# <center>Assignment 1</center>

## Q1. Define a function to analyze the frequency of words in a string ## (5 points)
 - Define a function named "**count_token**" which (0.5 point)
     * has a string as an input (0.5 point)
     * splits the string into a list of tokens by space. For example, "it's hello world" will be split into two tokens ["it's", "hello","world!"] (1 point)
     * removes all spaces around each token (including tabs, newline characters ("\n")) (0.5 point)
     * removes empty tokens, i.e. *len*(token)==0 (0.5 point)
     * converts all tokens into lower case (0.5 point)
     * create a dictionary containing the count of every unique token, e.g. {'its': 5, 'hello':1,...} (1 point)
     * returns the dictionary as the output (0.5 point)

## Q2. Define a class to analyze a document ## (5 points)
 - Define a new class called "**Text_Analyzer**" which does the following : (0.5 point)
    - has two attributes: 
        * **input_string**, which receives the string value passed by users when creating an object of this class. (0.5 point)
        * **token_count**, which is set to {} when an object of this class is created. (0.5 point)
        
    - a function named "**analyze**" that does the following: 
      * calls the function "count_token" to get a token-count dictionary. (1 point)
      * saves this dictionary to the token_count attribute (0.5 point)
      
    - another function named "**save_to_file**", which 
      * has a string parameter which specifies the full name path of a file to be created (0.5 point)
      * saves count_token dictionary into this file with each key-value pair as a line delimited by comma (see "foo.csv" in Exercise 10.3 for examples). (1.5 point)
      

### Q3. (Bonus) Segment documents by punctuation ## (4 points)
 - Create a new function called "**corpus_analyze**" which does the following :
     * takes **a list of strings** as an input
     * for each string, do the following:
         * splits the string into a list of tokens by **any space** or **any punctuation** (i.e. any character from the list <font color="blue">!"#$%&'()\*+,-./:;<=>?@[\\]^_`{|}~</font> ), e.g. "it's hello world!" should be split into a list ["it", "s", "hello", "world"] (2 points)
         * removes leading and trailing spaces of each token 
         * removes any empty token or token with only 1 character
         * converts all tokens into lower case 
     * creates a token count dictionary named **token_freq**, which gives the **total count** of each unique token in all the input strings, e.g. {'the', 100, 'of': 50, ...} (1 point)
     * creates another dictionary called **token_to_doc**, where each key is a unique token, and the corresponding value is the list of indexes of the input strings that contain the token.
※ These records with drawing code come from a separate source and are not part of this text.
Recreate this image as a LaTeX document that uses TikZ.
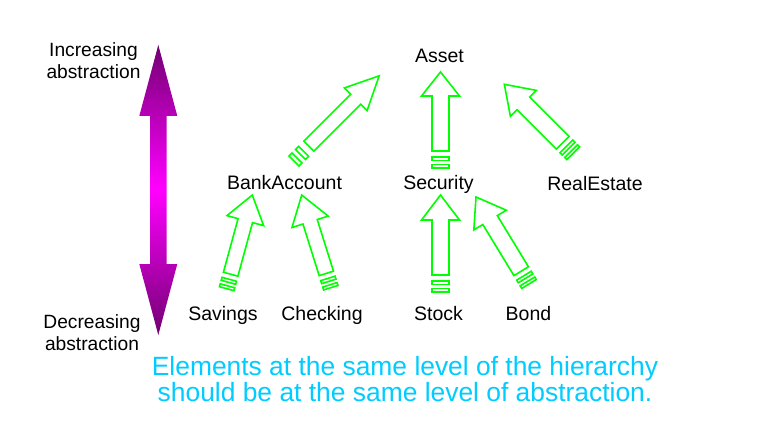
\documentclass[tikz,border=0pt]{standalone}
\usepackage{fontspec}
\setmainfont{Liberation Sans}
\usetikzlibrary{calc}

\definecolor{arrowgreen}{RGB}{0,255,0}
\definecolor{capcyan}{RGB}{0,204,255}
\definecolor{deeppurple}{RGB}{112,0,112}
\definecolor{brightmagenta}{RGB}{255,0,255}

\tikzset{
  hollowarrow/.style={draw=arrowgreen, line width=1.6pt, fill=white, line join=miter},
  lbl/.style={inner sep=0pt, anchor=base, font=\fontsize{19.5}{23}\selectfont},
  sidelbl/.style={inner sep=0pt, anchor=base, align=center, font=\fontsize{19.2}{22}\selectfont},
  caption/.style={inner sep=0pt, anchor=base, align=center, text=capcyan, font=\fontsize{26.4}{26}\selectfont},
}

% Striped block arrow from tail #1 to tip #2:
% #3 shaft half-width, #4 head half-width, #5 head length, #6 length of the striped tail
\newcommand{\stripedarrow}[6]{%
  \path let \p1=($(#2)-(#1)$) in \pgfextra{%
    \pgfmathsetmacro\sarang{atan2(\y1,\x1)}%
    \pgfmathsetmacro\sarlen{veclen(\x1,\y1)}%
    \global\let\sarang\sarang
    \global\let\sarlen\sarlen};
  \begin{scope}[shift={(#1)}, rotate=\sarang]
    \draw[hollowarrow] (#6,-#3) -- ({\sarlen-#5},-#3) -- ({\sarlen-#5},-#4)
      -- (\sarlen,0) -- ({\sarlen-#5},#4) -- ({\sarlen-#5},#3) -- (#6,#3) -- cycle;
    \draw[hollowarrow] (0,-#3) rectangle ({0.2*#6},#3);
    \draw[hollowarrow] ({0.44*#6},-#3) rectangle ({0.65*#6},#3);
  \end{scope}}

\begin{document}
\begin{tikzpicture}[x=1pt, y=-1pt]
  \fill[white] (0,0) rectangle (767,438);
  \useasboundingbox (0,0) rectangle (767,438);

  % abstraction scale: double arrow, dark at both tips, bright in the middle
  \begin{scope}
    \clip (158.3,45) -- (177.3,116) -- (166.6,116) -- (166.6,264) -- (177.3,264)
      -- (158.3,335) -- (139.3,264) -- (150,264) -- (150,116) -- (139.3,116) -- cycle;
    \foreach \i in {0,...,145} {
      \pgfmathsetmacro\ytop{44+2*\i}
      \pgfmathtruncatemacro\pct{100*abs(\ytop+1-190)/146}
      \colorlet{stripcol}{deeppurple!\pct!brightmagenta}
      \fill[stripcol] (138,\ytop) rectangle (179,\ytop+2.4);
    }
  \end{scope}
  \node[sidelbl] (inc) at (93.5,78.3) {Increasing\\abstraction};
  \node[sidelbl] (dec) at (92,350.5) {Decreasing\\abstraction};

  % class names
  \node[lbl] (asset) at (439.5,62.7) {Asset};
  \node[lbl] (bank) at (284.5,190) {BankAccount};
  \node[lbl] (security) at (438.5,190) {Security};
  \node[lbl] (realestate) at (595,190.5) {RealEstate};
  \node[lbl] (savings) at (223,320) {Savings};
  \node[lbl] (checking) at (322,320) {Checking};
  \node[lbl] (stock) at (438.5,320) {Stock};
  \node[lbl] (bond) at (528.5,320) {Bond};

  % arrow end points
  \coordinate (ba-tail) at (294,161);     \coordinate (ba-tip) at (379.5,75.5);
  \coordinate (sa-tail) at (440.5,168);   \coordinate (sa-tip) at (440.5,72);
  \coordinate (ra-tail) at (573.3,153.3); \coordinate (ra-tip) at (504.3,84.3);
  \coordinate (sv-tail) at (226.7,288.7); \coordinate (sv-tip) at (252.3,195);
  \coordinate (ch-tail) at (330.8,287.7); \coordinate (ch-tip) at (301.7,195);
  \coordinate (st-tail) at (440.5,292);   \coordinate (st-tip) at (440.5,195);
  \coordinate (bo-tail) at (529,284);     \coordinate (bo-tip) at (476,197);

  \stripedarrow{ba-tail}{ba-tip}{7}{16}{33}{21}
  \stripedarrow{sa-tail}{sa-tip}{8.5}{19}{24}{17}
  \stripedarrow{ra-tail}{ra-tip}{9}{18.4}{27}{15}
  \stripedarrow{sv-tail}{sv-tip}{7.5}{19}{26.5}{15}
  \stripedarrow{ch-tail}{ch-tip}{7.5}{19}{28}{15}
  \stripedarrow{st-tail}{st-tip}{8.5}{19}{25}{17}
  \stripedarrow{bo-tail}{bo-tip}{8.5}{19}{27}{15}

  % caption
  \node[caption] (note) at (405,401)
    {Elements at the same level of the hierarchy\\should be at the same level of abstraction.};
\end{tikzpicture}
\end{document}
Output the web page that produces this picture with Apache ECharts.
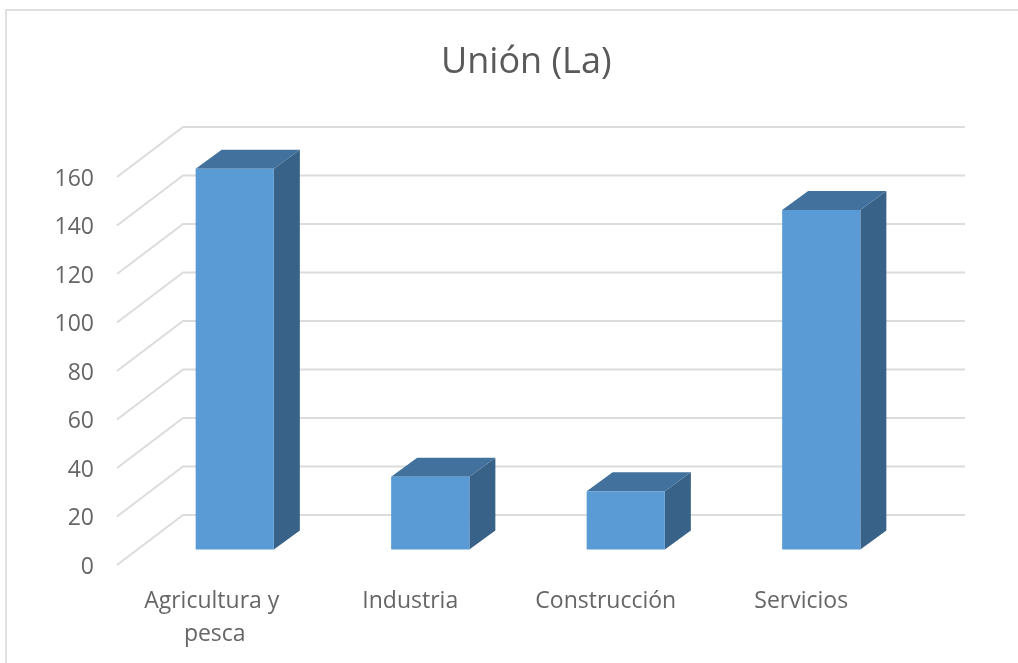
<!DOCTYPE html>
<html><head><meta charset="utf-8">
<style>html,body{margin:0;padding:0;background:#fff}#c{width:1018px;height:663px}</style>
<script src="https://cdn.jsdelivr.net/npm/echarts@6/dist/echarts.min.js"></script>
</head><body><div id="c"></div>
<script>
const titleText = 'Unión (La)';
const categories = ['Agricultura y pesca', 'Industria', 'Construcción', 'Servicios'];
const values = [157, 30, 24, 140];
const ticks = [0, 20, 40, 60, 80, 100, 120, 140, 160];

const FONT = '"Open Sans", sans-serif';
const WALL = { dx: 66, dy: -50 };
const BAR_FRONT = { dx: 20, dy: -15.5 };
const BAR_DEPTH = { dx: 26, dy: -19 };
const C = { front: '#5B9BD5', top: '#41719C', side: '#386288', grid: '#DCDCDC', text: '#666666', frame: '#E0E0E0' };

const chart = echarts.init(document.getElementById('c'), null, { renderer: 'canvas' });
chart.setOption({
  animation: false,
  backgroundColor: '#ffffff',
  title: { text: titleText, left: 436, top: 40, textStyle: { fontFamily: FONT, fontSize: 36, fontWeight: 'normal', color: '#595959' } },
  graphic: [
    { type: 'polyline', silent: true, z: -1, shape: { points: [[6, 663], [6, 10], [1018, 10]] }, style: { fill: null, stroke: C.frame, lineWidth: 2 } }
  ],
  grid: { left: 117, top: 177, width: 782, height: 388 },
  xAxis: {
    type: 'category', data: categories,
    axisLine: { show: false }, axisTick: { show: false }, splitLine: { show: false },
    axisLabel: { interval: 0, margin: 20, width: 170, overflow: 'break', lineHeight: 33, fontFamily: FONT, fontSize: 23, color: C.text }
  },
  yAxis: {
    type: 'value', min: 0, max: 160, interval: 20,
    axisLine: { show: false }, axisTick: { show: false }, splitLine: { show: false },
    axisLabel: {
      margin: 23, formatter: '{v|{value}}',
      rich: { v: { padding: [4, 0, 0, 0], fontFamily: FONT, fontSize: 23, color: C.text } }
    }
  },
  series: [
    {
      type: 'custom', coordinateSystem: 'cartesian2d', silent: true, clip: false, z: 1,
      data: ticks.map(t => [0, t]),
      encode: { x: 0, y: 1 },
      renderItem(params, api) {
        const y = api.coord([0, api.value(1)])[1];
        const x0 = params.coordSys.x, x1 = x0 + params.coordSys.width;
        return { type: 'polyline',
          shape: { points: [[x0, y], [x0 + WALL.dx, y + WALL.dy], [x1 + WALL.dx, y + WALL.dy]] },
          style: { fill: null, stroke: C.grid, lineWidth: 2 } };
      }
    },
    {
      type: 'custom', coordinateSystem: 'cartesian2d', silent: true, clip: false, z: 2,
      data: values.map((v, i) => [i, v]),
      encode: { x: 0, y: 1 },
      renderItem(params, api) {
        const base = api.coord([api.value(0), 0]);
        const top = api.coord([api.value(0), api.value(1)]);
        const w = api.size([1, 0])[0] * 0.4;
        const l = base[0] - w / 2 + BAR_FRONT.dx, r = l + w;
        const b = base[1] + BAR_FRONT.dy, t = top[1] + BAR_FRONT.dy;
        const dx = BAR_DEPTH.dx, dy = BAR_DEPTH.dy;
        return { type: 'group', children: [
          { type: 'polygon', shape: { points: [[r, b], [r + dx, b + dy], [r + dx, t + dy], [r, t]] }, style: { fill: C.side } },
          { type: 'polygon', shape: { points: [[l, t], [r, t], [r + dx, t + dy], [l + dx, t + dy]] }, style: { fill: C.top } },
          { type: 'rect', shape: { x: l, y: t, width: w, height: b - t }, style: { fill: C.front } }
        ] };
      }
    }
  ]
});
</script></body></html>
For example {'the': [ 2, 5 ], 'of':[3, 4], ...}, i.e. the 2rd and 6th strings contain the token "the", and the 4th and 5th strings have token "of". (1 point)
     * returns (token_freq, token_to_doc) as the output

In [8]:
# Structure of your solution to Assignment 1 

import numpy as np
import csv

def count_token(text):

    tokens=text.split(" ")
    tokens=[token.lower().strip() for token in tokens if len(token.strip())>0]
    token_count={token:tokens.count(token) for token in set(tokens)}

    return token_count

class Text_Analyzer(object):
    
    def __init__(self, doc):
        
        self.input_string=doc
        self.token_count ={}
          
    def analyze(self):
        self.token_count = count_token(self.input_string)
        
    def save_to_file(self, output_filepath):

        with open(output_filepath, 'w') as f:
            writer=csv.writer(f, delimiter=",")
            items=self.token_count.items()
            writer.writerows(items)

def corpus_analyze(docs):
    
    token_freq, token_to_doc = {}, {}
    
    # if PunktWordTokenizer from NLTK is used, it's also OK
    
    for doc_id,doc in enumerate(docs):
        char_list = list(doc)
        for idx, w in enumerate(char_list):
            if w in "!\"#$%&'()\*+,-./:;<=>?@[\\]^_`{|}~":
                char_list[idx]=' '
                
        tokens=''.join(char_list).lower().split(' ')
        
        for token in tokens:
            if len(token)>1:
                if token in token_freq:
                    token_freq[token]+=1
                else:
                    token_freq[token]=1

                if token in token_to_doc:
                    token_to_doc[token].append(doc_id)
                else:
                    token_to_doc[token]=[doc_id]
                
    return token_freq, token_to_doc                                                                            

# best practice to test your class
# if your script is exported as a module,
# the following part is ignored
# this is equivalent to main() in Java

if __name__ == "__main__":  
    
    # Test Question 1
    text='''Hello world!
        It's is a hello world example !'''   
    print("Test Q1:\n",count_token(text))
    
    # # The output of your text should be: 
    # {'world': 1, '!': 1, 'world!': 1, 'a': 1, "it's": 1, 
    # 'example': 1, 'hello': 2, 'is': 1}
    
    # Test Question 2
    analyzer=Text_Analyzer(text)
    analyzer.analyze()
    analyzer.save_to_file("/Users/rliu/temp/test.csv")
    # You should be able to find the csv file with 8 lines, 2 columns
    
    #3 Test Question 3
    docs=['Hello world!', "It's is a hello world example !"]
    word_freq, token_to_doc=corpus_analyze(docs)
    
    print("Test Q3:\n", word_freq)
    # output should be {'hello': 2, 'world': 2, 'it': 1, 'is': 1, 'example': 1}

    print(token_to_doc)
    # output should be {'hello': [0, 1], 'world': [0, 1], 'it': [1], 'is': [1], 'example': [1]}

{'world': 1, '!': 1, 'world!': 1, 'a': 1, "it's": 1, 'example': 1, 'hello': 2, 'is': 1}
{'hello': 2, 'world': 2, 'it': 1, 'is': 1, 'example': 1}
{'hello': [0, 1], 'world': [0, 1], 'it': [1], 'is': [1], 'example': [1]}